Keith Gersbach

Personal information
- Full name: Keith Gersbach
- Born: 1 March 1924 Penrith, New South Wales, Australia
- Died: 26 June 2015 (aged 91) St Marys, New South Wales, Australia

Playing information
- Position: Wing
Club
| Years | Team | Pld | T | G | FG | P |
| 1945–46 | Canterbury-Bankstown | 16 | 7 | 0 | 0 | 21 |
| 1947–48 | Parramatta | 24 | 12 | 0 | 0 | 36 |
|  | Total | 40 | 19 | 0 | 0 | 57 |
- Source:

= Keith Gersbach =

Australian rugby league footballer

Keith Gersbach (1924-2015) nicknamed "The Colonel" was an Australian rugby league footballer who played in the 1940s. He played for Canterbury-Bankstown and Parramatta as a winger.

==Playing career==
Gersbach grew up in the Penrith district and played his junior rugby league with St Mary's.
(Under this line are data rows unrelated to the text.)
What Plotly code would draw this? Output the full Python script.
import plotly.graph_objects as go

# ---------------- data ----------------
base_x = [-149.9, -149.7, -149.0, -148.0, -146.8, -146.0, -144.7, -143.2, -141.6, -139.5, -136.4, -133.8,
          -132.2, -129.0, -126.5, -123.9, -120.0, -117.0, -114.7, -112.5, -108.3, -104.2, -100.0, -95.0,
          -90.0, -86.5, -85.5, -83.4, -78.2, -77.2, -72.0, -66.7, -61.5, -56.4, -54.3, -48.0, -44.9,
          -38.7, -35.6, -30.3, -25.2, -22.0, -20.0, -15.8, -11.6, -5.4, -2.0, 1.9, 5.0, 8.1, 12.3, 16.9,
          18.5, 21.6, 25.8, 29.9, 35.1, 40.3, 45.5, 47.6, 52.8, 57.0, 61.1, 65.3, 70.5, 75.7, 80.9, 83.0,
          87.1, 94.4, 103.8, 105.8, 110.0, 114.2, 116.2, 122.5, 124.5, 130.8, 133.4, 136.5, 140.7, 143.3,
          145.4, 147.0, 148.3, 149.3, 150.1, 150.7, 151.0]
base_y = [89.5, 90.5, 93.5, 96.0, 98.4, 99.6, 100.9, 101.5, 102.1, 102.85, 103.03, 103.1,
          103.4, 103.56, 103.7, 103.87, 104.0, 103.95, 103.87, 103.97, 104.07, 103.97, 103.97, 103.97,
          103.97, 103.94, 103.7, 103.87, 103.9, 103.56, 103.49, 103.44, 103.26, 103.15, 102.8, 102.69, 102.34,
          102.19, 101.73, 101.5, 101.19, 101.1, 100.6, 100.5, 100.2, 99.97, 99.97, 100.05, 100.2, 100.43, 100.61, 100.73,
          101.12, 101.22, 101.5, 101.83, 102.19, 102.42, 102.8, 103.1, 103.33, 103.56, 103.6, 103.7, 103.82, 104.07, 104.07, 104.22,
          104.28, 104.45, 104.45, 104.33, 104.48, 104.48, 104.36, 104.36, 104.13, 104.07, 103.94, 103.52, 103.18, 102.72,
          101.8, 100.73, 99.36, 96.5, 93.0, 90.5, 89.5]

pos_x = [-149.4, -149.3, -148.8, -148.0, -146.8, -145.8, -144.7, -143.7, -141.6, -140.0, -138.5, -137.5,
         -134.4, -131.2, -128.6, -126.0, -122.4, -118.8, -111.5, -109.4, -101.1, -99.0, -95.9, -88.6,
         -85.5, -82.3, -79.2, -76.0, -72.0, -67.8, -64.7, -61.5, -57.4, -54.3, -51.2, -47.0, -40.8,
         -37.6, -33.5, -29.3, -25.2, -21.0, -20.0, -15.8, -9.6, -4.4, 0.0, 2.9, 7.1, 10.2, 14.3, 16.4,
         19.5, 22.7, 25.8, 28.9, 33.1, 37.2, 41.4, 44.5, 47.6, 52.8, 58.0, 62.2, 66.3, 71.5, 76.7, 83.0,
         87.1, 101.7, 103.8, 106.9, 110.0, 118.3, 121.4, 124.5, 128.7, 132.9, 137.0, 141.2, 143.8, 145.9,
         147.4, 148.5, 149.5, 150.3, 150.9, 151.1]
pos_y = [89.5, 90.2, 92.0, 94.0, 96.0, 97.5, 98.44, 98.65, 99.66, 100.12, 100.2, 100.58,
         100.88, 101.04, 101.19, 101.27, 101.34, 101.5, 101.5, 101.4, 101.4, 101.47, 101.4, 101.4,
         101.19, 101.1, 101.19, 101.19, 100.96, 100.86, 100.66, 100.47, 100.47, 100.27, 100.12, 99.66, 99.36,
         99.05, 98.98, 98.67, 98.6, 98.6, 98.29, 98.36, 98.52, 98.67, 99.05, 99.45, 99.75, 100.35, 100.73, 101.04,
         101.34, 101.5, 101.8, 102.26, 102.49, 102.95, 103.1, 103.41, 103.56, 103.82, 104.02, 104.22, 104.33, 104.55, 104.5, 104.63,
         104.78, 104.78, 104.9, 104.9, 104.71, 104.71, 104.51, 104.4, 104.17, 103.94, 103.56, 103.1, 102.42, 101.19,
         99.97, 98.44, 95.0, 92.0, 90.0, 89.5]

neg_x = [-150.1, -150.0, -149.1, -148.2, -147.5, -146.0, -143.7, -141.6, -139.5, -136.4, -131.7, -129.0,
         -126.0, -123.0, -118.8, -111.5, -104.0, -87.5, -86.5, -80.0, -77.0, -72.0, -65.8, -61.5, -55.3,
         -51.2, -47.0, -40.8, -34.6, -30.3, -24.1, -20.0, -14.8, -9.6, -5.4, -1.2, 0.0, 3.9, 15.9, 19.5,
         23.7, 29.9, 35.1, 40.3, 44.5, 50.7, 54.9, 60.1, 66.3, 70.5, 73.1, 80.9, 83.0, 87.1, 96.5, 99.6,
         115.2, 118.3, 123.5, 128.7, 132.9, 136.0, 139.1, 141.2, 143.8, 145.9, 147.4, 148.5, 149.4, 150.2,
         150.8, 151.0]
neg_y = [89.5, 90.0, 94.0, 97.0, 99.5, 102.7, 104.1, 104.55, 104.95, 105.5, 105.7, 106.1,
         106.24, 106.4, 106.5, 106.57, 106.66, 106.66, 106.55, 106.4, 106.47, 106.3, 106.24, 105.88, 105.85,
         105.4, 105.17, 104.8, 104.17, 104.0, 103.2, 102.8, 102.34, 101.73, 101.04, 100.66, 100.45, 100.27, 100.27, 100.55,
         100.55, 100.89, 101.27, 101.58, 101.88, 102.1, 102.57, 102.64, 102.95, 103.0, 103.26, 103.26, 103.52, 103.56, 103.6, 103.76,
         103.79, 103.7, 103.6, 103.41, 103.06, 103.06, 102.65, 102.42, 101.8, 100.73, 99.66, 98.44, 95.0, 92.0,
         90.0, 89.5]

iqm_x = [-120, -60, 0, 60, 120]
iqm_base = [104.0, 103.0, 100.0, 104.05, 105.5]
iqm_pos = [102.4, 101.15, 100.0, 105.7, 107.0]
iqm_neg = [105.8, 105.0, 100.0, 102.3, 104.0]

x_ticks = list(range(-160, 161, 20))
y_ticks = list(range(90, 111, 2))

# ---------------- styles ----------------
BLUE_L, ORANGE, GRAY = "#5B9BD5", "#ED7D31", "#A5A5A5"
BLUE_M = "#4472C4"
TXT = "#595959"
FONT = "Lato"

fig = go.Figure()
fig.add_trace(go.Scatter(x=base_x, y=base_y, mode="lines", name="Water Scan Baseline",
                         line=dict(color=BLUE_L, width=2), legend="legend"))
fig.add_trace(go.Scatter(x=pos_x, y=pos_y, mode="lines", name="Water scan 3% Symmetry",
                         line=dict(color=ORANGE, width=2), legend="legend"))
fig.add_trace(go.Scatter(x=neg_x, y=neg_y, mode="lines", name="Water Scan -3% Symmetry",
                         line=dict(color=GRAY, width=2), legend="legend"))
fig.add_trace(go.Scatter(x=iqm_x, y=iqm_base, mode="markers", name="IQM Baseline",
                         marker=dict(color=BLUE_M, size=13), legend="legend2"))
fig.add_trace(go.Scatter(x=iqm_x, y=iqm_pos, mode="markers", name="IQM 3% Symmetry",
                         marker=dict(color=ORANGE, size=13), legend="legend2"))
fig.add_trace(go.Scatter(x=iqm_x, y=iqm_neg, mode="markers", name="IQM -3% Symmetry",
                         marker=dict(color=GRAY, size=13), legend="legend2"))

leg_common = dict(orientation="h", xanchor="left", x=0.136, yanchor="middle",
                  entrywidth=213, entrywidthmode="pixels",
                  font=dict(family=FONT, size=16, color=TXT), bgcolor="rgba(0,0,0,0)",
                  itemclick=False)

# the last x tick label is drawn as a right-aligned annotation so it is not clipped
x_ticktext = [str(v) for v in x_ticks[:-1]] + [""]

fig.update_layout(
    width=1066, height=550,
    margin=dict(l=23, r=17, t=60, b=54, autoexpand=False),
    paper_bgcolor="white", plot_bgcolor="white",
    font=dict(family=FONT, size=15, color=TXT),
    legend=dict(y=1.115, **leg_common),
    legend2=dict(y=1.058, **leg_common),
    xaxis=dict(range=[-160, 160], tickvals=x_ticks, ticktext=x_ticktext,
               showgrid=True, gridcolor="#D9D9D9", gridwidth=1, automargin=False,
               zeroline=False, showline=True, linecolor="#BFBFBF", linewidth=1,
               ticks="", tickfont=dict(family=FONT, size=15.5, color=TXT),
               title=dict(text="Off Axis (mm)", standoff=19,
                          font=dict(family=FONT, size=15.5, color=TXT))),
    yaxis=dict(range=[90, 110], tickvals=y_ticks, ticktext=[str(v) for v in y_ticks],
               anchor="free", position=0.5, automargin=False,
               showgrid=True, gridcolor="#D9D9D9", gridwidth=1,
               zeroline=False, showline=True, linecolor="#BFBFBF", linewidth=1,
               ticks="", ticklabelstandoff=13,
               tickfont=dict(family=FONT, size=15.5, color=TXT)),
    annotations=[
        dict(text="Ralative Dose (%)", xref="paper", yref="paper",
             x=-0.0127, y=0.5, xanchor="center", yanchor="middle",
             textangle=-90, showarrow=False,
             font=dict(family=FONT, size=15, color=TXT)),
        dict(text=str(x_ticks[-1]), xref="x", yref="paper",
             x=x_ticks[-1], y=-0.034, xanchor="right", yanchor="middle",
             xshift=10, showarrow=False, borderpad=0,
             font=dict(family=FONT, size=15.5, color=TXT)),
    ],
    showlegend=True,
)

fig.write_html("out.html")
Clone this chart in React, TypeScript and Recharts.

Gersbach then served in World War 2 at New Guinea and returned home after suffering from malaria. He later joined Canterbury-Bankstown in 1945 making his debut against Balmain. Gersbach spent two seasons at Canterbury and mainly played in reserve grade before joining newly admitted side Parramatta in 1947. Gersbach was signed as the highest paid player in the new team earning 108 pounds a season. Gersbach played in Parramatta's first ever game on 12 April 1947 against Newtown at Cumberland Oval with the match finishing in a 34-12 defeat. Parramatta went on to finish last in their inaugural year but Gersbach did finish as top try scorer. Gersbach played on for another season in 1948 but left the club at the end of the year and retired.